▶ SUPPLIED MATERIAL:

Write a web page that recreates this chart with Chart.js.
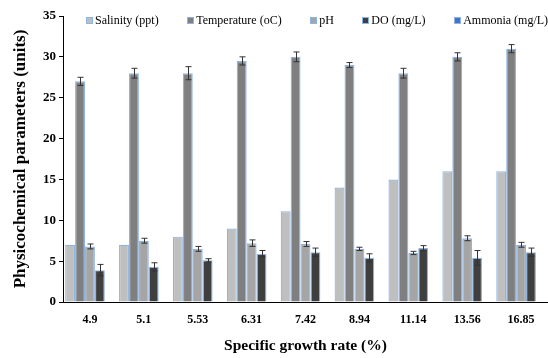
<!DOCTYPE html>
<html>
<head>
<meta charset="utf-8">
<script src="https://cdn.jsdelivr.net/npm/chart.js@4.4.1/dist/chart.umd.min.js"></script>
<style>
  html, body { margin: 0; padding: 0; background: #fff; }
  #wrap { position: relative; width: 548px; height: 358px; }
  #legend {
    position: absolute; top: 13px; left: 86px;
    display: flex; gap: 28.5px;
    font-family: "Liberation Serif", "Times New Roman", serif;
    font-size: 12px; color: #000; white-space: nowrap;
  }
  #legend span.item { display: flex; align-items: center; }
  #legend span.box { width: 5px; height: 5px; margin-right: 2px; border: 1px solid #8db4e2; }
</style>
</head>
<body>
<div id="wrap">
  <canvas id="chart" width="548" height="358"></canvas>
  <div id="legend"></div>
</div>
<script>
const categories = ['4.9', '5.1', '5.53', '6.31', '7.42', '8.94', '11.14', '13.56', '16.85'];
const seriesNames = ['Salinity (ppt)', 'Temperature (oC)', 'pH', 'DO (mg/L)', 'Ammonia (mg/L)'];

const salinity = [7, 7, 8, 9, 11.1, 14, 15, 16, 16];
const temperature = [27, 28, 28, 29.5, 30, 29, 28, 30, 31];
const ph = [6.8, 7.5, 6.5, 7.2, 7.1, 6.5, 6.0, 7.8, 7.0];
const dissolvedOxygen = [3.9, 4.3, 5.1, 5.9, 6.1, 5.4, 6.6, 5.4, 6.1];
const ammonia = [0, 0, 0, 0, 0, 0, 0, 0, 0];

const salinityErr = [0, 0, 0, 0, 0, 0, 0, 0, 0];
const temperatureErr = [0.5, 0.6, 0.8, 0.5, 0.6, 0.3, 0.6, 0.5, 0.5];
const phErr = [0.3, 0.3, 0.3, 0.4, 0.3, 0.2, 0.2, 0.3, 0.3];
const doErr = [0.7, 0.5, 0.2, 0.4, 0.5, 0.5, 0.3, 0.9, 0.5];
const ammoniaErr = [0, 0, 0, 0, 0, 0, 0, 0, 0];

const yTicks = [0, 5, 10, 15, 20, 25, 30, 35];

const fills = ['#bfbfbf', '#7f7f7f', '#a5a5a5', '#3f3f3f', '#4472c4'];
const edge = '#8db4e2';
const serif = '"Liberation Serif", "Times New Roman", serif';

const values = [salinity, temperature, ph, dissolvedOxygen, ammonia];
const errors = [salinityErr, temperatureErr, phErr, doErr, ammoniaErr];

// error bars drawn from each bar's scale position
const errorBars = {
    id: 'errorBars',
    afterDatasetsDraw(chart) {
        const ctx = chart.ctx;
        const y = chart.scales.y;
        ctx.save();
        ctx.strokeStyle = '#333';
        ctx.lineWidth = 1;
        chart.data.datasets.forEach((ds, di) => {
            const meta = chart.getDatasetMeta(di);
            ds.errors.forEach((e, i) => {
                if (!e) return;
                const bar = meta.data[i];
                const x = Math.round(bar.x) + 0.5;
                const top = y.getPixelForValue(ds.data[i] + e);
                const bottom = y.getPixelForValue(ds.data[i] - e);
                ctx.beginPath();
                ctx.moveTo(x, top); ctx.lineTo(x, bottom);
                ctx.moveTo(x - 3, top); ctx.lineTo(x + 3, top);
                ctx.moveTo(x - 3, bottom); ctx.lineTo(x + 3, bottom);
                ctx.stroke();
            });
        });
        ctx.restore();
    }
};

const datasets = seriesNames.map((name, i) => ({
    label: name,
    data: values[i],
    errors: errors[i],
    backgroundColor: fills[i],
    borderColor: edge,
    borderWidth: 1.2,
    categoryPercentage: 0.92,
    barPercentage: 1.0
}));

// legend as html text
const legend = document.getElementById('legend');
seriesNames.forEach((name, i) => {
    const item = document.createElement('span');
    item.className = 'item';
    const box = document.createElement('span');
    box.className = 'box';
    box.style.background = fills[i];
    item.appendChild(box);
    item.appendChild(document.createTextNode(name));
    legend.appendChild(item);
});

new Chart(document.getElementById('chart').getContext('2d'), {
    type: 'bar',
    data: { labels: categories, datasets: datasets },
    plugins: [errorBars],
    options: {
        responsive: false,
        animation: false,
        layout: { padding: { top: 16, left: 10, right: -10, bottom: 3 } },
        plugins: {
            legend: { display: false },
            tooltip: { enabled: false }
        },
        scales: {
            x: {
                grid: { display: false },
                border: { display: true, color: '#000', width: 1 },
                ticks: { color: '#000', font: { family: serif, size: 12, weight: 'bold' }, padding: 3 },
                title: {
                    display: true,
                    text: 'Specific growth rate (%)',
                    color: '#000',
                    font: { family: serif, size: 15.5, weight: 'bold' },
                    padding: { top: 6, bottom: 0 }
                }
            },
            y: {
                min: 0,
                max: 35,
                afterBuildTicks: s => { s.ticks = yTicks.map(v => ({ value: v })); },
                afterFit: s => { s.width = 53; },
                grid: { drawOnChartArea: false, drawTicks: true, tickLength: 4, color: '#000' },
                border: { display: true, color: '#000', width: 1 },
                ticks: { color: '#000', font: { family: serif, size: 13, weight: 'bold' }, padding: 3 },
                title: {
                    display: true,
                    text: 'Physicochemical parameters (units)',
                    color: '#000',
                    font: { family: serif, size: 17, weight: 'bold' },
                    padding: { top: 0, bottom: 4 }
                }
            }
        }
    }
});
</script>
</body>
</html>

▶ YOUR INSTRUCTIONS:
Only the lines from the top of the data through the line with "const ammonia = [0, 0, 0, 0, 0, 0, 0, 0, 0];" should be quoted, exactly and with both ends kept; skip the pictures.

▶ TASK SOLUTION:
Write a web page that recreates this chart with Chart.js.
<!DOCTYPE html>
<html>
<head>
<meta charset="utf-8">
<script src="https://cdn.jsdelivr.net/npm/chart.js@4.4.1/dist/chart.umd.min.js"></script>
<style>
  html, body { margin: 0; padding: 0; background: #fff; }
  #wrap { position: relative; width: 548px; height: 358px; }
  #legend {
    position: absolute; top: 13px; left: 86px;
    display: flex; gap: 28.5px;
    font-family: "Liberation Serif", "Times New Roman", serif;
    font-size: 12px; color: #000; white-space: nowrap;
  }
  #legend span.item { display: flex; align-items: center; }
  #legend span.box { width: 5px; height: 5px; margin-right: 2px; border: 1px solid #8db4e2; }
</style>
</head>
<body>
<div id="wrap">
  <canvas id="chart" width="548" height="358"></canvas>
  <div id="legend"></div>
</div>
<script>
const categories = ['4.9', '5.1', '5.53', '6.31', '7.42', '8.94', '11.14', '13.56', '16.85'];
const seriesNames = ['Salinity (ppt)', 'Temperature (oC)', 'pH', 'DO (mg/L)', 'Ammonia (mg/L)'];

const salinity = [7, 7, 8, 9, 11.1, 14, 15, 16, 16];
const temperature = [27, 28, 28, 29.5, 30, 29, 28, 30, 31];
const ph = [6.8, 7.5, 6.5, 7.2, 7.1, 6.5, 6.0, 7.8, 7.0];
const dissolvedOxygen = [3.9, 4.3, 5.1, 5.9, 6.1, 5.4, 6.6, 5.4, 6.1];
const ammonia = [0, 0, 0, 0, 0, 0, 0, 0, 0];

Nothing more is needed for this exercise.